| Supplied information |
----

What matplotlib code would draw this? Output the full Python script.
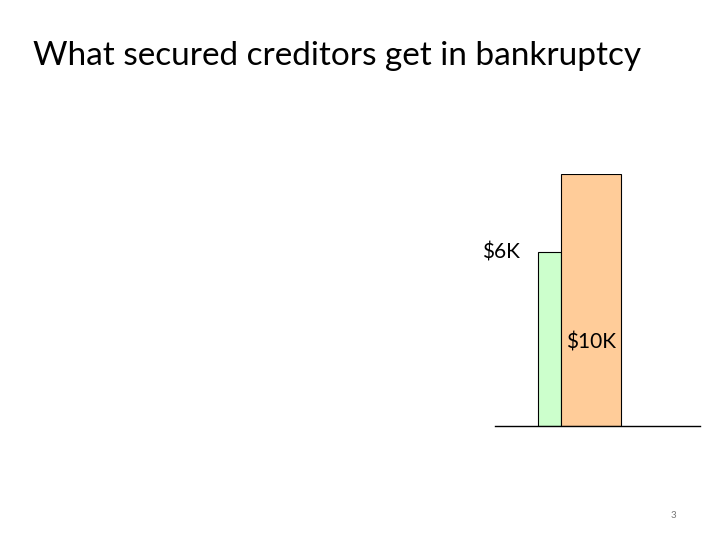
import matplotlib.pyplot as plt

title = "What secured creditors get in bankruptcy"
bar_labels = ["$6K", "$10K"]
# drawn heights as they appear on the slide (not strictly to scale)
bar_heights = [6.9, 10.0]
bar_colors = ["#ccffcc", "#ffcc99"]

fig = plt.figure(figsize=(7.2, 5.4), dpi=100)
fig.patch.set_facecolor("white")

ax = fig.add_axes([495 / 720, 1 - 426 / 540, 205 / 720, 252 / 540])
ax.set_xlim(0, 205)
ax.set_ylim(0, 10)
ax.axis("off")

lefts = [43, 66]
widths = [23, 60]
ax.bar(lefts, bar_heights, widths, align="edge", color=bar_colors,
       edgecolor="black", linewidth=0.8)
ax.plot([0, 205], [0, 0], color="black", lw=1, clip_on=False)

font = "Lato"
ax.text(lefts[0] - 18, bar_heights[0], bar_labels[0], ha="right", va="center",
        fontsize=15, family=font, clip_on=False)
ax.text(lefts[1] + widths[1] / 2, bar_heights[1] * 0.33, bar_labels[1],
        ha="center", va="center", fontsize=15, family=font)

fig.text(33 / 720, 1 - 56 / 540, title, ha="left", va="center",
         fontsize=24, family=font)
fig.text(673 / 720, 1 - 515 / 540, "3", ha="center", va="center",
         fontsize=7, color="#777777", family=font)

plt.savefig("out.png", dpi=100)
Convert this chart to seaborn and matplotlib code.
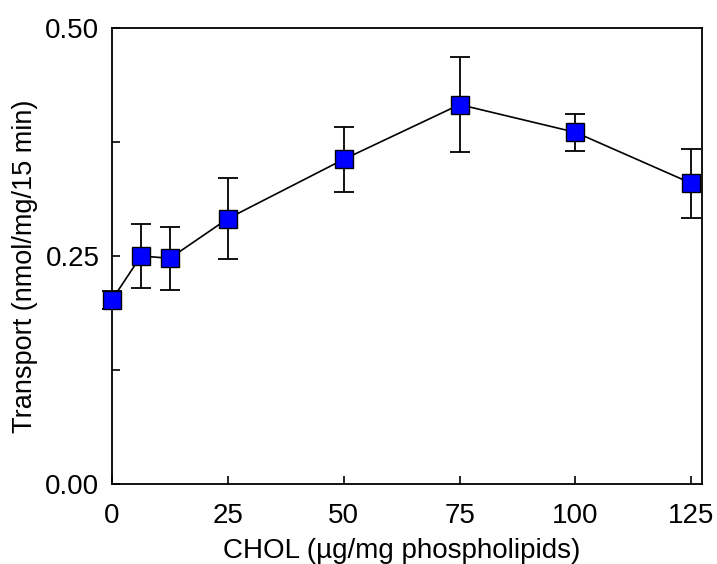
import matplotlib
matplotlib.use("Agg")
import matplotlib.pyplot as plt
import seaborn as sns
import pandas as pd
from matplotlib.ticker import MultipleLocator

chol = [0, 6.25, 12.5, 25, 50, 75, 100, 125]
transport = [0.202, 0.250, 0.2475, 0.291, 0.356, 0.416, 0.3856, 0.3297]
err = [0.010, 0.0356, 0.0347, 0.0444, 0.0355, 0.0525, 0.020, 0.0377]

df = pd.DataFrame({"chol": chol, "transport": transport, "err": err})

sns.set_theme(style="ticks")
plt.rcParams['font.family'] = ['Liberation Sans', 'DejaVu Sans']
plt.rcParams['text.color'] = 'black'
plt.rcParams['axes.labelcolor'] = 'black'

fig = plt.figure(figsize=(7.17, 5.64), dpi=100)
ax = fig.add_axes([0.1562, 0.1418, 0.9784 - 0.1562, 0.9504 - 0.1418])

eb = ax.errorbar(df["chol"], df["transport"], yerr=df["err"], fmt="none",
                 ecolor="black", elinewidth=1.3, capsize=7.5, capthick=1.3, zorder=2)
for art in eb.lines[1] + eb.lines[2]:
    art.set_clip_on(False)
sns.lineplot(data=df, x="chol", y="transport", ax=ax, color="black",
             linewidth=1.2, marker="s", markersize=12.5, markerfacecolor="#0000ff",
             markeredgecolor="black", markeredgewidth=1.0, zorder=3, clip_on=False)

ax.set_xlim(0, 127.2)
ax.set_ylim(0, 0.5)
ax.set_xticks([0, 25, 50, 75, 100, 125])
ax.set_yticks([0, 0.25, 0.5])
ax.set_yticklabels(["0.00", "0.25", "0.50"])
ax.yaxis.set_minor_locator(MultipleLocator(0.125))

for s in ax.spines.values():
    s.set_linewidth(1.3)
    s.set_color("black")
    s.set_visible(True)

ax.tick_params(axis="both", which="both", direction="in", length=6, width=1.2,
               labelsize=20, colors="black", labelcolor="black", pad=9)
ax.tick_params(axis="x", which="major", pad=14)

ax.set_xlabel("CHOL (µg/mg phospholipids)", fontsize=20, color="black")
ax.set_ylabel("Transport (nmol/mg/15 min)", fontsize=19.5, color="black")
ax.xaxis.set_label_coords(0.492, -0.118)
ax.yaxis.set_label_coords(-0.125, 0.478)

fig.savefig("out.png", dpi=100)
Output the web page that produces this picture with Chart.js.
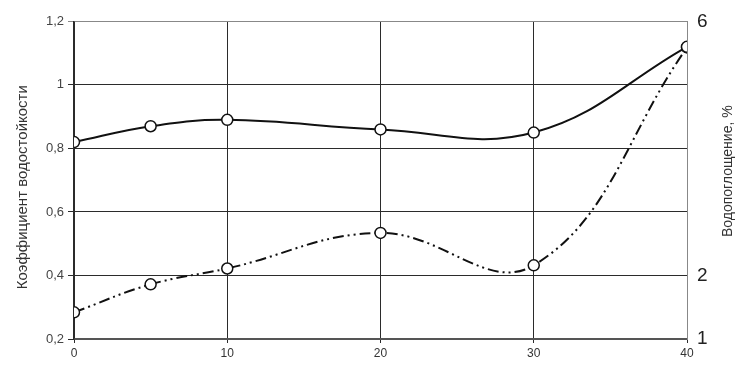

----

| Exercise |
The records shown above are to be repeated exactly, with the pictures left out.

| Problem solution |
What matplotlib code would draw this? Output the full Python script.
import matplotlib.pyplot as plt

title = "What secured creditors get in bankruptcy"
bar_labels = ["$6K", "$10K"]
# drawn heights as they appear on the slide (not strictly to scale)
bar_heights = [6.9, 10.0]
bar_colors = ["#ccffcc", "#ffcc99"]

fig = plt.figure(figsize=(7.2, 5.4), dpi=100)
fig.patch.set_facecolor("white")

ax = fig.add_axes([495 / 720, 1 - 426 / 540, 205 / 720, 252 / 540])
ax.set_xlim(0, 205)
ax.set_ylim(0, 10)
ax.axis("off")

lefts = [43, 66]
widths = [23, 60]
ax.bar(lefts, bar_heights, widths, align="edge", color=bar_colors,
       edgecolor="black", linewidth=0.8)
ax.plot([0, 205], [0, 0], color="black", lw=1, clip_on=False)

font = "Lato"
ax.text(lefts[0] - 18, bar_heights[0], bar_labels[0], ha="right", va="center",
        fontsize=15, family=font, clip_on=False)
ax.text(lefts[1] + widths[1] / 2, bar_heights[1] * 0.33, bar_labels[1],
        ha="center", va="center", fontsize=15, family=font)

fig.text(33 / 720, 1 - 56 / 540, title, ha="left", va="center",
         fontsize=24, family=font)
fig.text(673 / 720, 1 - 515 / 540, "3", ha="center", va="center",
         fontsize=7, color="#777777", family=font)

plt.savefig("out.png", dpi=100)
Convert this chart to seaborn and matplotlib code.
import matplotlib
matplotlib.use("Agg")
import matplotlib.pyplot as plt
import seaborn as sns
import pandas as pd
from matplotlib.ticker import MultipleLocator

chol = [0, 6.25, 12.5, 25, 50, 75, 100, 125]
transport = [0.202, 0.250, 0.2475, 0.291, 0.356, 0.416, 0.3856, 0.3297]
err = [0.010, 0.0356, 0.0347, 0.0444, 0.0355, 0.0525, 0.020, 0.0377]

df = pd.DataFrame({"chol": chol, "transport": transport, "err": err})

sns.set_theme(style="ticks")
plt.rcParams['font.family'] = ['Liberation Sans', 'DejaVu Sans']
plt.rcParams['text.color'] = 'black'
plt.rcParams['axes.labelcolor'] = 'black'

fig = plt.figure(figsize=(7.17, 5.64), dpi=100)
ax = fig.add_axes([0.1562, 0.1418, 0.9784 - 0.1562, 0.9504 - 0.1418])

eb = ax.errorbar(df["chol"], df["transport"], yerr=df["err"], fmt="none",
                 ecolor="black", elinewidth=1.3, capsize=7.5, capthick=1.3, zorder=2)
for art in eb.lines[1] + eb.lines[2]:
    art.set_clip_on(False)
sns.lineplot(data=df, x="chol", y="transport", ax=ax, color="black",
             linewidth=1.2, marker="s", markersize=12.5, markerfacecolor="#0000ff",
             markeredgecolor="black", markeredgewidth=1.0, zorder=3, clip_on=False)

ax.set_xlim(0, 127.2)
ax.set_ylim(0, 0.5)
ax.set_xticks([0, 25, 50, 75, 100, 125])
ax.set_yticks([0, 0.25, 0.5])
ax.set_yticklabels(["0.00", "0.25", "0.50"])
ax.yaxis.set_minor_locator(MultipleLocator(0.125))

for s in ax.spines.values():
    s.set_linewidth(1.3)
    s.set_color("black")
    s.set_visible(True)

ax.tick_params(axis="both", which="both", direction="in", length=6, width=1.2,
               labelsize=20, colors="black", labelcolor="black", pad=9)
ax.tick_params(axis="x", which="major", pad=14)

ax.set_xlabel("CHOL (µg/mg phospholipids)", fontsize=20, color="black")
ax.set_ylabel("Transport (nmol/mg/15 min)", fontsize=19.5, color="black")
ax.xaxis.set_label_coords(0.492, -0.118)
ax.yaxis.set_label_coords(-0.125, 0.478)

fig.savefig("out.png", dpi=100)
Output the web page that produces this picture with Chart.js.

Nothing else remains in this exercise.